Professor Linda C. Samuels, who is leading the event as part of her role as director of sustainable design and environmental justice, said the symposium is framed around the idea that a new conceptualization and practice of resilience is needed. The new approach should go beyond “bouncing forward” and recognize that resilience planning must acknowledge today’s inherently multi-dimensional and non-linear conditions, that chronic and acute disasters compound and complicate one another in ways we can no longer easily predict. To be resilient now is to challenge the very structures producing vulnerability in the first place.
The symposium will feature a keynote by Jha D Amazi, principal at MASS Design Group, where she is head of their Public Memory and Memorials Lab, and a spoken word artist, event producer, and space-maker for LGBTQ+ communities of color. Her design work includes projects such as the Emmett Till & Mamie Till-Mobley National Monument Project (Chicago, Ill.), the Gun Violence Memorial Project (Chicago, Ill; Washington, D.C.; Boston, Mass; Detroit, Mich.), and the Sugar Land 95 Cemetery Revitalization Project (Sugar Land, Texas).

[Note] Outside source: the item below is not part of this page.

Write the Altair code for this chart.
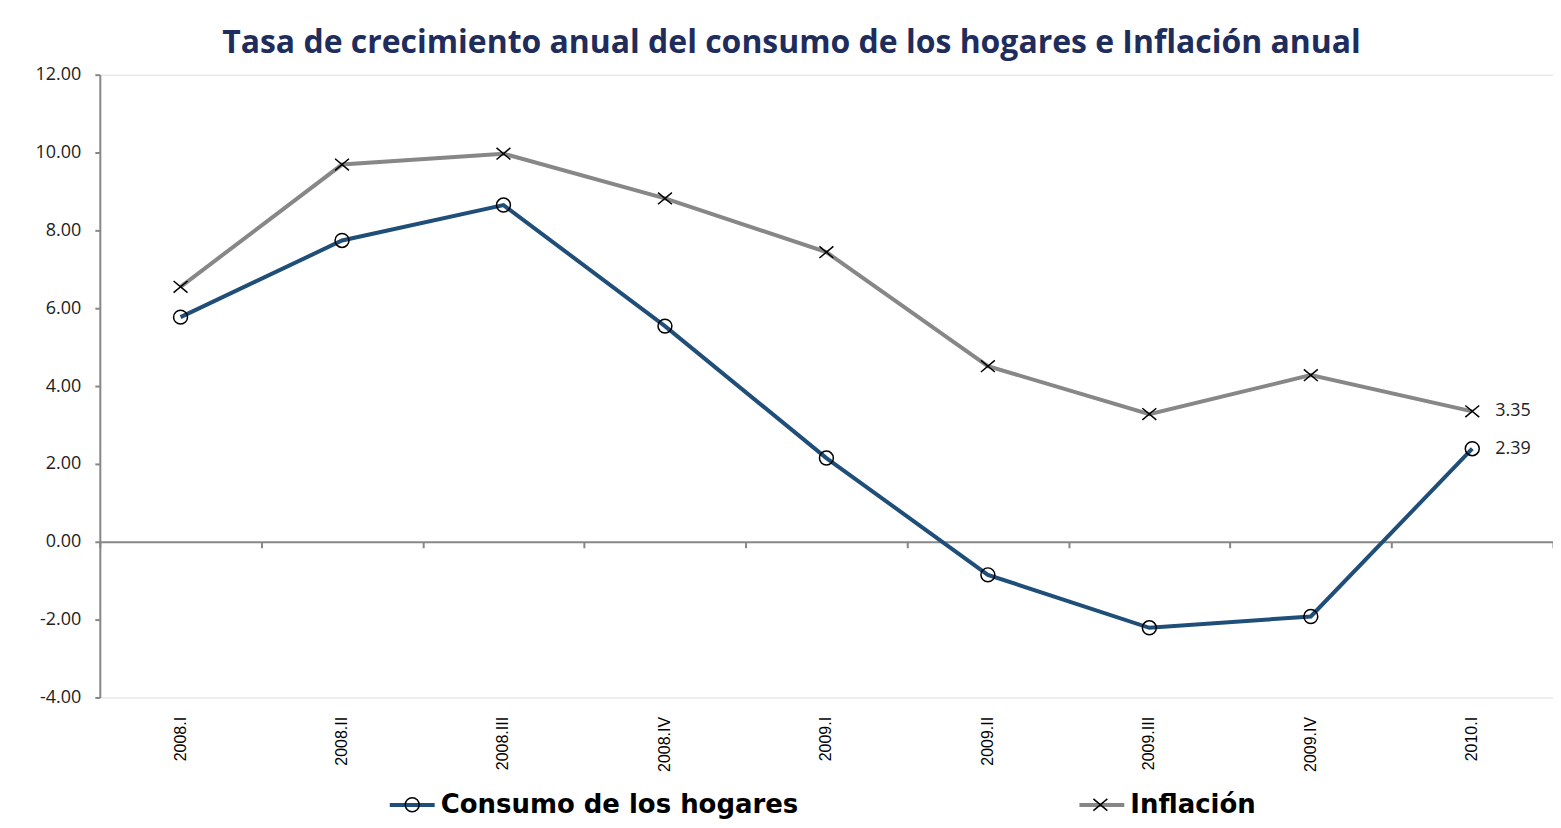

Breakout sessions will explore urgent challenges of environmental resilience — from coastal adaptation to fire recovery — and social, cultural, and historical resilience. Panelists in those sessions include Alicia Olushola Ajayi, Rev. Rodrick Burton, Dana Cuff, Betsy del Monte, Anya Domlesky, Zachary Lamb, Laura Marett, and Heather Navarro. An afternoon roundtable will turn the focus on St. Louis, bringing together WashU faculty, representatives from city agencies, and community leaders focusing on the region’s recovery following the May 2025 tornado. The roundtable is intended to create space for building relationships and identifying collaboration opportunities in an effort to make St. Louis a more resilience city.
Along with Samuels, the symposium is supported by Assistant Professor Seth Denizen in landscape architecture, Assistant Professor Rayshad Dorsey in architecture, Lecturer Bomin Kim in urban design, and MArch/MLA candidate Quinn Adam.